Apache HBase installation

When you install Apache HBase as part of HDP distribution, two components that must coexist are Apache Hadoop Distbuted File System (HDFS) as a filesystem and and Apache ZooKeeper for maintaining the stability of the application.

Apache HBase (often simply referred to as HBase) operates with many other big data components of the Apache Hadoop environment. Some of these components might or might not be suitable for use with the HBase deployment in your environment. However, two components that must coexist on your HBase cluster are Apache Hadoop Distributed File System (HDFS) and Apache ZooKeeper. These components are bundled with all HDP distributions.

Apache Hadoop Distributed File System (HDFS) is the persistent data store that holds data in a state that allows users and applications to quickly retrieve and write to HBase tables. While technically it is possible to run HBase on a different distributed filesystem, the vast majority of HBase clusters run with HDFS. HDP uses HDFS as its filesystem.

Apache ZooKeeper (or simply ZooKeeper) is a centralized service for maintaining configuration information, naming, providing distributed synchronization, and providing group services in Hadoop ecosystems. ZooKeeper is essential for maintaining stability for HBase applications in the event of node failures, as well as to to store and mediate updates to important configuration information across the Hadoop cluster.

If you want to use a SQL-like interface to work with the semistructured data of an HBase cluster, a good complement to the other Hadoop components is Apache Phoenix (or simply Phoenix). Phoenix is a SQL abstraction layer for interacting with HBase. Phoenix enables you to create and interact with tables in the form of typical DDL and DML statements through its standard JDBC API. HDP supports integration of Phoenix with HBase. See Orchestrating SQL and APIs with Apache Phoenix.

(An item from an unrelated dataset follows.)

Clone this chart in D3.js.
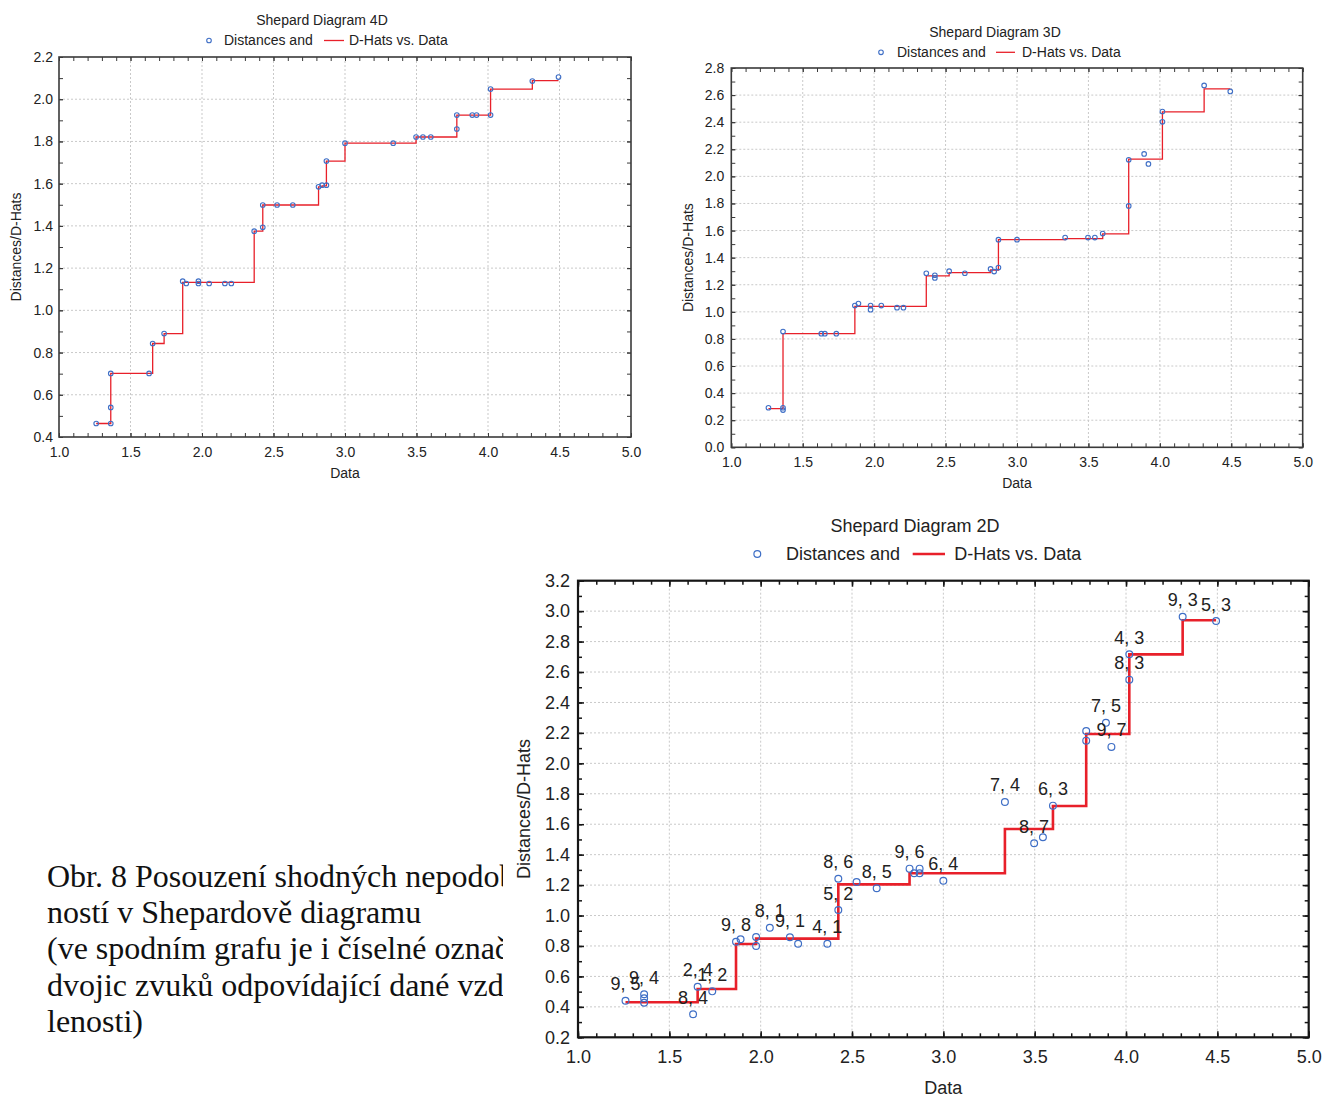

The following table defines some main HBase concepts:

HBase Concept

Description

region

A group of contiguous HBase table rows

Tables start with one region, with regions dynamically added as the table grows. Regions can be spread across multiple hosts to provide load balancing and quick recovery from failure. There are two types of regions: primary and secondary. A secondary region is a replicated primary region located on a different RegionServer.

RegionServer

Serves data requests for one or more regions

A single region is serviced by only one RegionServer, but a RegionServer may serve multiple regions.

column family

A group of semantically related columns stored together

MemStore

In-memory storage for a RegionServer

RegionServers write files to HDFS after the MemStore reaches a configurable maximum value specified with the hbase.hregion.memstore.flush.size property in the hbase-site.xml configuration file.

Write Ahead Log (WAL)

In-memory log in which operations are recorded before they are stored in the MemStore

compaction storm

A short period when the operations stored in the MemStore are flushed to disk and HBase consolidates and merges many smaller files into fewer large files

This consolidation is called compaction, and it is usually very fast. However, if many RegionServers reach the data limit specified by the MemStore at the same time, HBase performance might degrade from the large number of simultaneous major compactions. You can avoid this by manually splitting tables over time.